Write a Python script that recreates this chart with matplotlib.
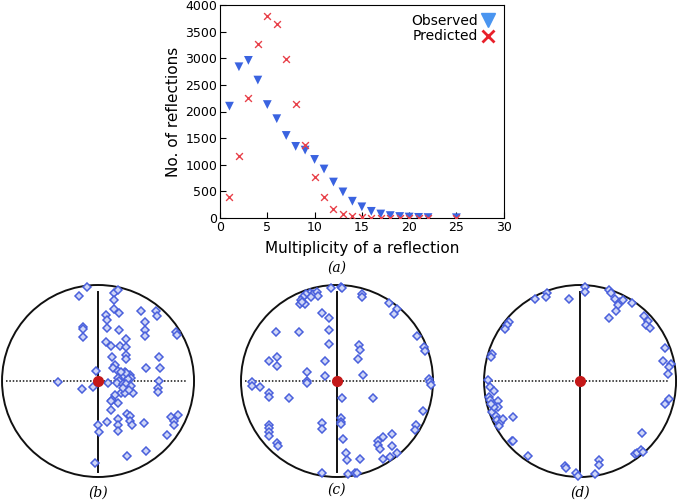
import matplotlib
matplotlib.use("Agg")
import matplotlib.pyplot as plt
from matplotlib.lines import Line2D
from matplotlib.patches import Circle
import numpy as np

# ---- panel (a) data ----
mult_obs = [1, 2, 3, 4, 5, 6, 7, 8, 9, 10, 11, 12, 13, 14, 15, 16, 17, 18, 19, 20, 21, 22, 25]
observed = [2100, 2840, 2960, 2590, 2130, 1865, 1550, 1345, 1275, 1100, 920, 675, 490, 315, 210, 125, 75, 45, 28, 18, 12, 8, 5]
mult_pred = [1, 2, 3, 4, 5, 6, 7, 8, 9, 10, 11, 12, 13, 14, 15, 16, 17, 18, 19, 20, 21, 22, 25]
predicted = [385, 1155, 2245, 3275, 3785, 3640, 2990, 2145, 1365, 770, 395, 170, 75, 30, 10, 5, 3, 2, 2, 2, 2, 2, 2]

# ---- stereographic projections (unit circle coordinates) ----
b_u = [-0.11, -0.20, 0.17, 0.21, 0.17, 0.17, 0.22, 0.08, 0.09, 0.45, 0.60, 0.61, 0.49, -0.16, -0.16, -0.16,
       0.09, 0.22, 0.49, 0.49, 0.81, 0.82, 0.08, 0.29, 0.14, 0.23, 0.29, 0.29, 0.29, 0.15, 0.63, 0.65, 0.50,
       0.18, 0.16, 0.21, -0.02, 0.28, 0.33, 0.26, 0.21, 0.34, 0.22, 0.31, -0.42, -0.17, -0.05, 0.10, 0.20,
       0.26, 0.29, 0.34, 0.36, 0.24, 0.28, 0.63, 0.62, 0.62, 0.18, 0.15, 0.13, 0.21, 0.14, 0.30, 0.33, 0.09,
       0.00, 0.01, 0.21, 0.21, 0.21, 0.33, 0.35, 0.48, 0.76, 0.83, 0.79, 0.79, 0.72, 0.30, 0.50, -0.03,
       0.29, 0.24, 0.26, 0.32]
b_v = [0.98, 0.89, 0.92, 0.95, 0.84, 0.75, 0.71, 0.69, 0.64, 0.73, 0.73, 0.68, 0.61, 0.56, 0.54, 0.46,
       0.55, 0.53, 0.53, 0.47, 0.51, 0.48, 0.41, 0.44, 0.36, 0.36, 0.35, 0.27, 0.23, 0.25, 0.25, 0.14, 0.14,
       0.17, 0.14, 0.10, 0.10, 0.09, 0.06, 0.05, 0.03, 0.03, 0.00, 0.02, -0.01, -0.08, -0.06, -0.02, -0.02,
       -0.03, -0.03, -0.05, -0.12, -0.13, -0.13, 0.00, -0.07, -0.11, -0.15, -0.20, -0.21, -0.23, -0.30, -0.34,
       -0.36, -0.43, -0.46, -0.53, -0.40, -0.46, -0.52, -0.42, -0.46, -0.44, -0.38, -0.35, -0.42, -0.46,
       -0.56, -0.78, -0.73, -0.85, 0.08, 0.09, -0.07, -0.09]

c_u = [-0.06, 0.04, 0.05, 0.26, 0.26, 0.54, 0.62, 0.59, -0.28, -0.25, -0.21, -0.20, -0.32, -0.27, -0.35,
       -0.37, -0.39, -0.33, -0.36, -0.16, -0.08, -0.08, -0.08, -0.64, -0.40, 0.23, 0.24, 0.22, 0.83, 0.91,
       0.92, -0.71, -0.63, -0.63, -0.13, -0.31, -0.12, 0.27, -0.89, -0.89, -0.80, -0.31, -0.31, 0.96, 0.97,
       0.98, -0.71, -0.71, -0.50, 0.05, 0.38, 0.90, -0.71, -0.71, -0.71, -0.71, -0.16, -0.16, 0.04, 0.04,
       0.04, 0.06, -0.62, -0.61, 0.48, 0.43, 0.43, 0.45, 0.57, 0.57, 0.82, 0.81, 0.09, 0.10, 0.24, 0.48,
       0.55, 0.63, -0.16, 0.11, 0.19, 0.21]
c_v = [0.97, 0.98, 0.97, 0.91, 0.87, 0.81, 0.75, 0.70, 0.92, 0.91, 0.93, 0.89, 0.91, 0.88, 0.87, 0.84,
       0.80, 0.80, 0.82, 0.71, 0.66, 0.53, 0.39, 0.51, 0.51, 0.37, 0.32, 0.23, 0.47, 0.35, 0.31, 0.21, 0.25,
       0.16, 0.21, 0.09, 0.05, 0.06, -0.01, -0.05, -0.06, 0.00, -0.02, 0.02, -0.01, -0.04, -0.13, -0.17,
       -0.18, -0.18, -0.18, -0.31, -0.46, -0.49, -0.53, -0.57, -0.44, -0.50, -0.39, -0.43, -0.45, -0.60,
       -0.65, -0.68, -0.58, -0.63, -0.67, -0.71, -0.55, -0.68, -0.46, -0.51, -0.75, -0.82, -0.81, -0.81,
       -0.79, -0.75, -0.96, -0.97, -0.96, -0.96]

d_u = [0.05, 0.05, -0.34, -0.35, -0.47, -0.12, 0.30, 0.32, 0.36, 0.42, 0.45, 0.40, 0.54, 0.37, 0.30, 0.67,
       0.71, 0.69, 0.73, -0.74, -0.76, -0.78, -0.92, -0.93, 0.89, 0.86, 0.95, 0.93, 0.92, -0.96, -0.94,
       -0.90, -0.95, -0.94, -0.85, -0.85, -0.92, -0.88, -0.87, -0.83, -0.80, -0.90, -0.93, -0.84, -0.70,
       0.93, 0.88, -0.71, -0.70, 0.65, -0.54, 0.57, 0.59, 0.64, 0.66, -0.16, -0.15, 0.20, 0.20, 0.16,
       -0.04, -0.02]
d_v = [0.98, 0.93, 0.92, 0.87, 0.85, 0.85, 0.95, 0.92, 0.85, 0.82, 0.84, 0.79, 0.81, 0.73, 0.66, 0.68,
       0.63, 0.58, 0.55, 0.61, 0.58, 0.54, 0.28, 0.25, 0.34, 0.21, 0.18, 0.15, 0.07, 0.01, -0.06, -0.10,
       -0.17, -0.20, -0.21, -0.27, -0.32, -0.36, -0.41, -0.44, -0.40, -0.27, -0.24, -0.47, -0.37, -0.19,
       -0.24, -0.62, -0.63, -0.54, -0.78, -0.76, -0.75, -0.72, -0.74, -0.89, -0.91, -0.82, -0.88, -0.97,
       -0.96, -0.99]

panels = [("(b)", b_u, b_v), ("(c)", c_u, c_v), ("(d)", d_u, d_v)]

plt.rcParams['font.family'] = ['DejaVu Sans']
fig = plt.figure(figsize=(6.77, 5.0), dpi=100)

# ---- panel (a) ----
ax = fig.add_axes([0.325, 0.564, 0.419, 0.426])
ax.scatter(mult_obs, observed, marker='v', s=40, color='#3a63e0', edgecolors='none', zorder=3)
ax.scatter(mult_pred, predicted, marker='x', s=24, color='#e8414a', linewidths=1.0, zorder=4)
ax.set_xlim(0, 30)
ax.set_ylim(0, 4000)
ax.set_xticks([0, 5, 10, 15, 20, 25, 30])
ax.set_yticks([0, 500, 1000, 1500, 2000, 2500, 3000, 3500, 4000])
ax.tick_params(direction='in', labelsize=9, length=4, width=0.8, pad=2)
for s in ax.spines.values():
    s.set_linewidth(0.8)
ax.set_xlabel("Multiplicity of a reflection", fontsize=11, labelpad=5)
ax.set_ylabel("No. of reflections", fontsize=11, labelpad=3)
handles = [Line2D([], [], marker='v', ls='none', color='#4a95f0', markersize=9.5),
           Line2D([], [], marker='x', ls='none', color='#e8202a', markersize=8, mew=2)]
ax.legend(handles, ["Observed", "Predicted"], loc='upper right', frameon=False,
          markerfirst=False, fontsize=10, handletextpad=0.2, borderaxespad=0.25,
          labelspacing=0.1, handlelength=1.0)

fig.text(0.498, 0.464, "(a)", fontsize=10, family='DejaVu Serif', style='italic', ha='center', va='center')

# ---- panels (b)-(d) ----
lefts = [0.003, 0.356, 0.715]
caption_y = [0.014, 0.02, 0.014]
for (label, u, v), left, cy in zip(panels, lefts, caption_y):
    a = fig.add_axes([left, 0.046, 0.2836, 0.384])
    a.set_xlim(-1, 1)
    a.set_ylim(-1, 1)
    a.axis('off')
    a.add_patch(Circle((0, 0), 1.0, fill=False, ec='#111111', lw=1.4, clip_on=False))
    a.plot([0, 0], [-0.95, 0.93], color='#111111', lw=1.4, clip_on=False, zorder=2)
    a.plot([-0.96, 0.93], [0, 0], color='#111111', lw=1.1, ls=(0, (1, 1.2)), clip_on=False, zorder=2)
    a.plot(u, v, ls='none', marker='D', markersize=4.2, mfc='#cfd6f7', mec='#4a60dc', mew=1.1,
           clip_on=False, zorder=3)
    a.plot([0], [0], marker='o', markersize=7, color='#c41818', clip_on=False, zorder=4)
    fig.text(left + 0.1418, cy, label, fontsize=10, family='DejaVu Serif', style='italic',
             ha='center', va='center')

fig.savefig("out.png", dpi=100)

-- -- --

PROBLEM DETAILS
Repeat exactly and only the lines from the start of the data above through the line that holds "2, 2, 2, 2, 2]", inclusive. Pictures do not belong in the copy.

CORRECT RESULT
Write a Python script that recreates this chart with matplotlib.
import matplotlib
matplotlib.use("Agg")
import matplotlib.pyplot as plt
from matplotlib.lines import Line2D
from matplotlib.patches import Circle
import numpy as np

# ---- panel (a) data ----
mult_obs = [1, 2, 3, 4, 5, 6, 7, 8, 9, 10, 11, 12, 13, 14, 15, 16, 17, 18, 19, 20, 21, 22, 25]
observed = [2100, 2840, 2960, 2590, 2130, 1865, 1550, 1345, 1275, 1100, 920, 675, 490, 315, 210, 125, 75, 45, 28, 18, 12, 8, 5]
mult_pred = [1, 2, 3, 4, 5, 6, 7, 8, 9, 10, 11, 12, 13, 14, 15, 16, 17, 18, 19, 20, 21, 22, 25]
predicted = [385, 1155, 2245, 3275, 3785, 3640, 2990, 2145, 1365, 770, 395, 170, 75, 30, 10, 5, 3, 2, 2, 2, 2, 2, 2]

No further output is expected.